A version sung entirely in Spanish, titled "Brilla la Luna", was made for the album Rouge En Español, but the album was not released due to the departure of Luciana Andrade from the group. Even so, the song was released on the internet.

===Composition and lyrics===
"Brilha la Luna" was written and produced by Rick Bonadio, a mix of dance-pop and zouk heavily influenced by Latin music. It has verses in Spanish (mira que bella), and even Portuñol/Portunhol (una bela luna siempre vai brilhar) (a beautiful moon will always shine). The member Luciana Andrade sings lead on the verses and bridge with the other members singing only the high harmony on the pre-chorus and second chorus. The song begins with all the girls singing, "Quero uma noite pra bailar o zouk, Um grande amor e um belo luar..." (I want a night to dance the zouk, A great love and a beautiful moonlight ...). In the pre-chorus, Luciana sings, "Quero tanto estar contigo só mais uma vez, E poder bailar o zouk como a primeira vez." (I want so much to be with you just one more time), and to be able to dance zouk like the first time." In the chorus, they all sing, "Brilha la luna, oh, oh, oh, Mira que bela Brilha la luna, oh, oh, oh Una bela luna siempre vai brilhar." (The moon shines, oh, oh, oh, Look how beautiful the moon shines, oh, oh, oh A beautiful moon will always shine). In the bridge of the song, the girls sing, "Hala ban hala ban hala bin bin bun ban Hala hala ban hala bin hala bun."

===Critical response===
Denis Moreira from the Diário de São Paulo newspaper said that "Brilha la Luna" has the same Caribbean accent as "Ragatanga", albeit with some differences. He also stated that the song is "lambada-like." Fernanda Castello Branco from Terra said that the song "promises to follow the same path of success that was Ragatanga."

==Live performances==
The song was performed many times on television, including on Gugu's TV show. The group also went to the Bom Dia & Cia children's show, where they had an entire week of the show (Monday to Friday) dedicated to the girls, who sang old and new hits such as "Ragatanga", "Brilha La Luna" and an acapella version of "Um Anjo Veio Me Falar". The group also gave interviews to TV host Jackeline Petkovic, who also learned the choreographies of the song. They also went to Falando Francamente, hosted by Sônia Abrão, and sang "Brilha la Luna", "Um Anjo Veio Me Falar", as well as an excerpt from the unreleased song "Um Dia Sem Você", as requested by a fan.

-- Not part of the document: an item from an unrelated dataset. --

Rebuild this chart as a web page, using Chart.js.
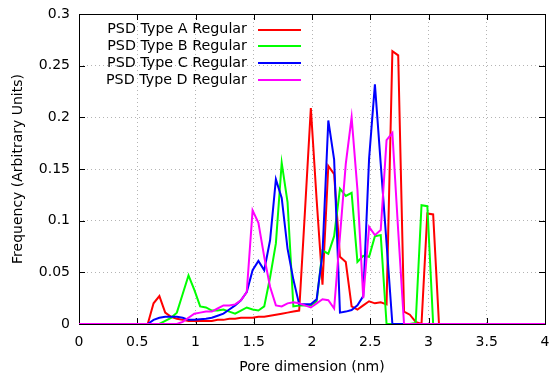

The band also went to Sabadaço and performed the singles "Brilha la Luna" and "Um Anjo Veio Me Falar", in addition to the title track "C'est La Vie." The girls also promoted the album on Hebes show, in addition to participating in the following TV shows: Eliana, É Show, Pânico na TV, Dia Dia, Melhor da Tarde and Chat Show Terra. After leaving Luciana, a new version of the song was made, to replace the two verses sung by her, Karin Hils and Fantine Thó, respectively, replaced the verses of the former member. The group has performed the song on their five tours, from the Brilha la Tour (2003), Blá Blá Blá Tour, Mil e Uma Noites Tour (2005), Chá Rouge Tour (2017) and 15 Anos Tour (2018).

==Music video==
In May, the group announced they would record part of the "Brilha La Luna" music video at the Botanical Garden of São Paulo and another part in a studio, with the same costumes as the CD insert. The music video consists of a combination of the two sets in addition to the choreography.

The video for "Brilha la Luna" was nominated for MTV Video Music Brasil 2003 in the "Audience Choice" category and won the "Best Music Video" award in "Meus Prêmios Nick 2003."

=== Awards and nominations ===
"Brilha La Luna" won several awards. The song won the "Best Music" awards at "Capricho Awards", "Meus Prêmios Nick", "Universal Musical Trophy" and the "Zero Magazine Award."

===Awards===

| Year | Awards ceremony | Award | Results |
|---|---|---|---|
| 2003 | MTV Video Music Brasil | Audience Selection | Nominated |

==Track listings==
- CD Single
1. "Brilha La Luna"

== Charts ==
"Brilha la Luna" was commercially successful in the Brazil, peaking at number 1 for one week.